We got to the office only about 5 minutes late, but typically I don’t stress too much about this, as doctors have a tendency to keep me waiting, so tit for tat!  Today was no different.  I think it was 30 minutes past our appointment before we were called.  While we waited…this is how we used the time.

We were no sooner through the doors of the waiting room when Pierce discovered the bathroom, thus his bladder discovered it was full.  Then Mikey discovered Pierce needed to use the facilities and thus, his bladder also discovered it was full.

As I stood at the check in window to settle up my future bill, I sent both of them to the bathroom which was in my line of sight.  I told Mikey to go with Pierce and I would be there in a minute.  They aren’t in there two seconds before Michael reappears announcing to the waiting room “Pierce is trying to poop, but I really need to poop, BAD!”  Jeez…really?  I told him to get back in there with his brother and wait his turn.  Oh, and also, to “BE QUIET!”

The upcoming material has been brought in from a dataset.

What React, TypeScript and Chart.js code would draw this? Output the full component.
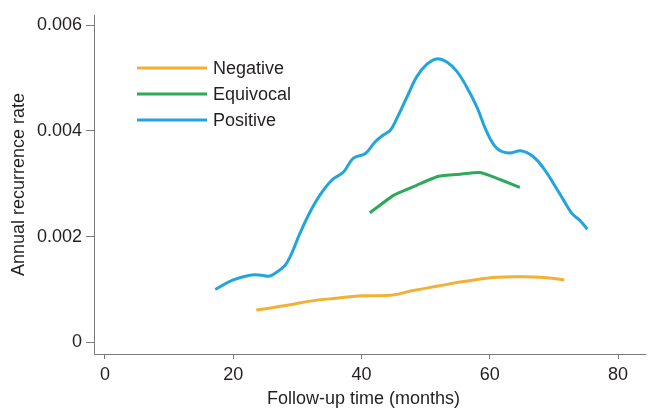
import React, { useEffect, useRef } from "react";
import { Chart, registerables } from "chart.js";

Chart.register(...registerables);

const seriesLabels = ["Negative", "Equivocal", "Positive"];
const seriesColors = ["#F2B134", "#2EA85A", "#21A5DC"];

const negativeX = [23.6, 28.9, 32.0, 35.6, 40.3, 44.5, 48.1, 51.7, 55.9, 61.1, 65.3, 68.9, 71.6];
const negativeY = [0.00061, 0.00071, 0.00078, 0.00083, 0.00088, 0.00089, 0.00098, 0.00106, 0.00115, 0.00123, 0.00124, 0.00122, 0.00118];

const equivocalX = [41.3, 45.0, 48.6, 52.0, 55.4, 58.5, 61.6, 64.7];
const equivocalY = [0.00245, 0.00278, 0.00297, 0.00314, 0.00318, 0.00321, 0.00308, 0.00293];

const positiveX = [17.2, 20.0, 22.6, 24.4, 25.5, 26.3, 28.1, 29.1, 30.4, 32.0, 33.5, 35.4, 37.2, 38.7, 40.6, 42.1, 43.4, 44.5, 45.5, 47.1, 48.6, 50.2, 51.7, 53.3, 54.9, 56.4, 58.0, 59.5, 61.1, 62.9, 65.0, 66.8, 68.4, 69.9, 71.5, 72.8, 74.1, 75.2];
const positiveY = [0.00100, 0.00118, 0.00127, 0.00127, 0.00125, 0.00129, 0.00146, 0.00168, 0.00206, 0.00247, 0.00278, 0.00307, 0.00322, 0.00348, 0.00357, 0.00379, 0.00392, 0.00401, 0.00423, 0.00464, 0.00502, 0.00526, 0.00536, 0.00530, 0.00512, 0.00483, 0.00445, 0.00399, 0.00367, 0.00358, 0.00362, 0.00351, 0.00329, 0.00301, 0.00269, 0.00244, 0.00230, 0.00214];

const xTicks = [0, 20, 40, 60, 80];
const yTicks = [0, 0.002, 0.004, 0.006];
const yTickLabels = ["0", "0.002", "0.004", "0.006"];
const xTitle = "Follow-up time (months)";
const yTitle = "Annual recurrence rate";

const FONT = "'Liberation Sans', Arial, Helvetica, sans-serif";
const TEXT = "#231f20";
const AXIS = "#7a7a7a";

const zip = (xs: number[], ys: number[]) => xs.map((x, i) => ({ x, y: ys[i] }));

const legendPlugin = {
  id: "insideLegend",
  afterDraw(chart: any) {
    const { ctx, chartArea } = chart;
    const x0 = chartArea.left + 43;
    const y0 = chartArea.top + 53;
    ctx.save();
    ctx.font = `18px ${FONT}`;
    ctx.textBaseline = "middle";
    ctx.textAlign = "left";
    chart.data.datasets.forEach((ds: any, i: number) => {
      const y = y0 + i * 26;
      ctx.strokeStyle = ds.borderColor;
      ctx.lineWidth = 3;
      ctx.beginPath();
      ctx.moveTo(x0, y);
      ctx.lineTo(x0 + 70, y);
      ctx.stroke();
      ctx.fillStyle = TEXT;
      ctx.fillText(ds.label, x0 + 76, y + 1);
    });
    // x-axis title
    ctx.textAlign = "center";
    ctx.fillText(xTitle, (chartArea.left + chartArea.right) / 2 - 6, chart.height - 12);
    ctx.restore();
  },
};

export default function App() {
  const ref = useRef<HTMLCanvasElement>(null);
  useEffect(() => {
    if (!ref.current) return;
    const chart = new Chart(ref.current, {
      type: "line",
      data: {
        datasets: [
          { label: seriesLabels[0], data: zip(negativeX, negativeY), borderColor: seriesColors[0], tension: 0.4 },
          { label: seriesLabels[1], data: zip(equivocalX, equivocalY), borderColor: seriesColors[1], tension: 0.15 },
          { label: seriesLabels[2], data: zip(positiveX, positiveY), borderColor: seriesColors[2], tension: 0.4 },
        ].map((d) => ({ ...d, borderWidth: 3, pointRadius: 0, fill: false, borderCapStyle: "butt" as const })),
      },
      options: {
        responsive: false,
        animation: false,
        layout: { padding: { left: 0, top: 15, right: 4, bottom: 0 } },
        plugins: { legend: { display: false }, tooltip: { enabled: false } },
        scales: {
          x: {
            type: "linear",
            min: -1.7,
            max: 84.2,
            afterBuildTicks: (s: any) => {
              s.ticks = xTicks.map((v) => ({ value: v }));
            },
            afterFit: (s: any) => {
              s.height = 57;
            },
            grid: { drawOnChartArea: false, drawTicks: true, tickLength: 5, color: AXIS },
            border: { display: true, color: AXIS, width: 1 },
            ticks: { color: TEXT, font: { family: FONT, size: 18 }, padding: 5, maxRotation: 0 },
            title: { display: false },
          },
          y: {
            type: "linear",
            min: -0.00022,
            max: 0.00619,
            afterBuildTicks: (s: any) => {
              s.ticks = yTicks.map((v) => ({ value: v }));
            },
            afterFit: (s: any) => {
              s.width = 94;
            },
            grid: { drawOnChartArea: false, drawTicks: true, tickLength: 8, color: AXIS },
            border: { display: true, color: AXIS, width: 1 },
            ticks: {
              color: TEXT,
              font: { family: FONT, size: 18 },
              padding: 4,
              callback: (v: any) => {
                const i = yTicks.findIndex((t) => Math.abs(t - Number(v)) < 1e-9);
                return i >= 0 ? yTickLabels[i] : "";
              },
            },
            title: {
              display: true,
              text: yTitle,
              color: TEXT,
              font: { family: FONT, size: 18 },
              padding: { top: 8, bottom: 0 },
            },
          },
        },
      },
      plugins: [legendPlugin],
    });
    return () => chart.destroy();
  }, []);
  return (
    <div style={{ position: "absolute", left: 0, top: 0, width: 649, height: 411, background: "#fff" }}>
      <canvas ref={ref} width={649} height={411} style={{ display: "block" }} />
    </div>
  );
}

When I was finished checking in, I met them in the bathroom to discover Pierce with his pants and undies around his knees, and Mikey on the toilet wrestling with his own colon.  It so happens that Mikey told his brother to get off the toilet and let him go first.  Knowing his role, Pierce was left standing with his pants down announcing “I have to go poop, still!  It’s gonna come out!”

This is my lot.  Having heard them in the bathroom on previous visits, I know that the walls are thin and everyone in waiting room can hear what is transpiring between the user and the commode.  God, being a mom never ceases to have its embarrassing moments.

Finally, Mikey gets his colon’s shoulder in contact with the mat.  He wins, and I demand that he hop off the toilet before Pierce has an accident.  They immediately switch places, where I think that we will finally wrap this up, but alas, Pierce’s knowledge of his bowel’s urgency is a little off.  Fearing that the doctor will come looking for us in waiting room and find us MIA, I send Mike out to hold a vigil for my poor soul.  Finally, FINALLY, Pierce has some success, and we put him back together and exit the bathroom and the funk my two little boys have left for the next poor unsuspecting—or suspecting patron who has been listening and waiting this whole time, but doesn’t realize that there is another bathroom across the hall.

The rest of the visit they were wonderful, after all, even they can’t keep up the stamina of embarrassing their mom forever.

Embarrassed tidings,

J

P.S.  This is my 500 post!  What a way to celebrate!  My boys sure do know how to make me feel accomplished!